=== DIRECTIONS FOR THIS TASK ===
All of the material below is to be restated word for word, apart from the pictures.
-- START SUPPLIED INFORMATION --
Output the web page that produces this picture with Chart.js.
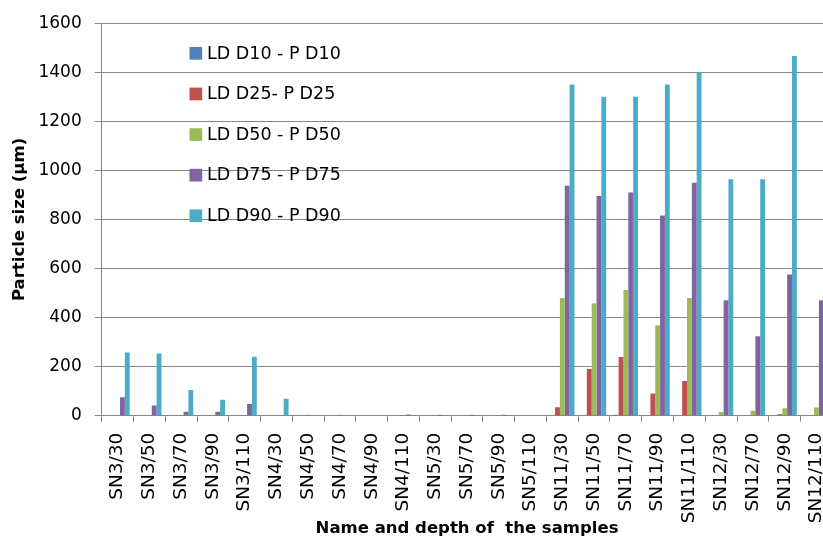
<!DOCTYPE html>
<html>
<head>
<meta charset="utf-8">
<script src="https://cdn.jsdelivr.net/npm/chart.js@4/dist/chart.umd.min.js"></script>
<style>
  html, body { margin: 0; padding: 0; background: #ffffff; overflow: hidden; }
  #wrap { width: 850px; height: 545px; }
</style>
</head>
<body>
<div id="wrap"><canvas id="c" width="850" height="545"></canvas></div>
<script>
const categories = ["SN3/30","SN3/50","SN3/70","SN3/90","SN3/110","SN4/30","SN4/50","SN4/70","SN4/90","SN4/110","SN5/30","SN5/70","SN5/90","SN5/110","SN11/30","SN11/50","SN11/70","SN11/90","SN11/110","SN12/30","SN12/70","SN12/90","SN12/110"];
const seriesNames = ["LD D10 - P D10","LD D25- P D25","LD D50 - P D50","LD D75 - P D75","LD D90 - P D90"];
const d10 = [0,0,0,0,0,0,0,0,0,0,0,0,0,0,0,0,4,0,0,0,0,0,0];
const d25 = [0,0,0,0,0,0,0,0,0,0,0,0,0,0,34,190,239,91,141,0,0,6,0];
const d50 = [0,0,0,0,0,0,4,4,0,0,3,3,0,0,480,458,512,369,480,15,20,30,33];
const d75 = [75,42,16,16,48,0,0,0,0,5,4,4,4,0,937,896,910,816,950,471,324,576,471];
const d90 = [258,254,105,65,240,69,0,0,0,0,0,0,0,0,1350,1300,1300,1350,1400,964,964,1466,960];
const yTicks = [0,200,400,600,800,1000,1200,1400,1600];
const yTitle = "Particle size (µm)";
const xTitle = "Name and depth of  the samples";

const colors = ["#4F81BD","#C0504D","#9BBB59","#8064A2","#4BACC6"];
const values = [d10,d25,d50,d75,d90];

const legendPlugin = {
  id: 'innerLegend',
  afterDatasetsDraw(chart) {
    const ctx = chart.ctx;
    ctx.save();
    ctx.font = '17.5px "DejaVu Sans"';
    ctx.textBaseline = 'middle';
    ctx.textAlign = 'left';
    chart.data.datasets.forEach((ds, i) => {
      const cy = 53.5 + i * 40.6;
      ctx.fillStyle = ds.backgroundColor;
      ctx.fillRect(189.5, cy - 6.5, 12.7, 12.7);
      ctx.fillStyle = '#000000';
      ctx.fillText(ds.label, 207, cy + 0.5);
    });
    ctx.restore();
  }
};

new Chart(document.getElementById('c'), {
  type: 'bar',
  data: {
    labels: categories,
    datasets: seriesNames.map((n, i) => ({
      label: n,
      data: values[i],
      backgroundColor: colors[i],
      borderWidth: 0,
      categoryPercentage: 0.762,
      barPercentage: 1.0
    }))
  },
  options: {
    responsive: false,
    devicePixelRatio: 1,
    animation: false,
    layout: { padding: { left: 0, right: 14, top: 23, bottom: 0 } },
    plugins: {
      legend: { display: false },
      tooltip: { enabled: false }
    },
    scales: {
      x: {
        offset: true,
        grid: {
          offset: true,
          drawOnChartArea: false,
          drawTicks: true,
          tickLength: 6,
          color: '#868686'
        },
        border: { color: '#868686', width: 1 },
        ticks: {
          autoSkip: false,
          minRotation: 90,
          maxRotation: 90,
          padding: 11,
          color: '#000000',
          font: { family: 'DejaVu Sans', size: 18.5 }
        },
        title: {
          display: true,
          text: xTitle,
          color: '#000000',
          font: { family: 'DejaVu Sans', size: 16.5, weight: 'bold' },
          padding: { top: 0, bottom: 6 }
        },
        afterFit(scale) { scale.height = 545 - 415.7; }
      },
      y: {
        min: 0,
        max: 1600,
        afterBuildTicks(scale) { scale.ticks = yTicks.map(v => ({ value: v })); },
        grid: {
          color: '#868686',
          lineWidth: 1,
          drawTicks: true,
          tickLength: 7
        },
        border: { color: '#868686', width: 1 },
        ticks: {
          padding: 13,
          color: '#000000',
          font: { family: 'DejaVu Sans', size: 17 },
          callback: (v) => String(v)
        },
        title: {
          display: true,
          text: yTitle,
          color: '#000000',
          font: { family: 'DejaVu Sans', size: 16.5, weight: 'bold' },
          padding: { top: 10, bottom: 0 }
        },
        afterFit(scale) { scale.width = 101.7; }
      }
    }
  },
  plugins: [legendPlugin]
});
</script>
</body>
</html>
-- END SUPPLIED INFORMATION --
=== TASK SOLUTION ===
Output the web page that produces this picture with Chart.js.
<!DOCTYPE html>
<html>
<head>
<meta charset="utf-8">
<script src="https://cdn.jsdelivr.net/npm/chart.js@4/dist/chart.umd.min.js"></script>
<style>
  html, body { margin: 0; padding: 0; background: #ffffff; overflow: hidden; }
  #wrap { width: 850px; height: 545px; }
</style>
</head>
<body>
<div id="wrap"><canvas id="c" width="850" height="545"></canvas></div>
<script>
const categories = ["SN3/30","SN3/50","SN3/70","SN3/90","SN3/110","SN4/30","SN4/50","SN4/70","SN4/90","SN4/110","SN5/30","SN5/70","SN5/90","SN5/110","SN11/30","SN11/50","SN11/70","SN11/90","SN11/110","SN12/30","SN12/70","SN12/90","SN12/110"];
const seriesNames = ["LD D10 - P D10","LD D25- P D25","LD D50 - P D50","LD D75 - P D75","LD D90 - P D90"];
const d10 = [0,0,0,0,0,0,0,0,0,0,0,0,0,0,0,0,4,0,0,0,0,0,0];
const d25 = [0,0,0,0,0,0,0,0,0,0,0,0,0,0,34,190,239,91,141,0,0,6,0];
const d50 = [0,0,0,0,0,0,4,4,0,0,3,3,0,0,480,458,512,369,480,15,20,30,33];
const d75 = [75,42,16,16,48,0,0,0,0,5,4,4,4,0,937,896,910,816,950,471,324,576,471];
const d90 = [258,254,105,65,240,69,0,0,0,0,0,0,0,0,1350,1300,1300,1350,1400,964,964,1466,960];
const yTicks = [0,200,400,600,800,1000,1200,1400,1600];
const yTitle = "Particle size (µm)";
const xTitle = "Name and depth of  the samples";

const colors = ["#4F81BD","#C0504D","#9BBB59","#8064A2","#4BACC6"];
const values = [d10,d25,d50,d75,d90];

const legendPlugin = {
  id: 'innerLegend',
  afterDatasetsDraw(chart) {
    const ctx = chart.ctx;
    ctx.save();
    ctx.font = '17.5px "DejaVu Sans"';
    ctx.textBaseline = 'middle';
    ctx.textAlign = 'left';
    chart.data.datasets.forEach((ds, i) => {
      const cy = 53.5 + i * 40.6;
      ctx.fillStyle = ds.backgroundColor;
      ctx.fillRect(189.5, cy - 6.5, 12.7, 12.7);
      ctx.fillStyle = '#000000';
      ctx.fillText(ds.label, 207, cy + 0.5);
    });
    ctx.restore();
  }
};

new Chart(document.getElementById('c'), {
  type: 'bar',
  data: {
    labels: categories,
    datasets: seriesNames.map((n, i) => ({
      label: n,
      data: values[i],
      backgroundColor: colors[i],
      borderWidth: 0,
      categoryPercentage: 0.762,
      barPercentage: 1.0
    }))
  },
  options: {
    responsive: false,
    devicePixelRatio: 1,
    animation: false,
    layout: { padding: { left: 0, right: 14, top: 23, bottom: 0 } },
    plugins: {
      legend: { display: false },
      tooltip: { enabled: false }
    },
    scales: {
      x: {
        offset: true,
        grid: {
          offset: true,
          drawOnChartArea: false,
          drawTicks: true,
          tickLength: 6,
          color: '#868686'
        },
        border: { color: '#868686', width: 1 },
        ticks: {
          autoSkip: false,
          minRotation: 90,
          maxRotation: 90,
          padding: 11,
          color: '#000000',
          font: { family: 'DejaVu Sans', size: 18.5 }
        },
        title: {
          display: true,
          text: xTitle,
          color: '#000000',
          font: { family: 'DejaVu Sans', size: 16.5, weight: 'bold' },
          padding: { top: 0, bottom: 6 }
        },
        afterFit(scale) { scale.height = 545 - 415.7; }
      },
      y: {
        min: 0,
        max: 1600,
        afterBuildTicks(scale) { scale.ticks = yTicks.map(v => ({ value: v })); },
        grid: {
          color: '#868686',
          lineWidth: 1,
          drawTicks: true,
          tickLength: 7
        },
        border: { color: '#868686', width: 1 },
        ticks: {
          padding: 13,
          color: '#000000',
          font: { family: 'DejaVu Sans', size: 17 },
          callback: (v) => String(v)
        },
        title: {
          display: true,
          text: yTitle,
          color: '#000000',
          font: { family: 'DejaVu Sans', size: 16.5, weight: 'bold' },
          padding: { top: 10, bottom: 0 }
        },
        afterFit(scale) { scale.width = 101.7; }
      }
    }
  },
  plugins: [legendPlugin]
});
</script>
</body>
</html>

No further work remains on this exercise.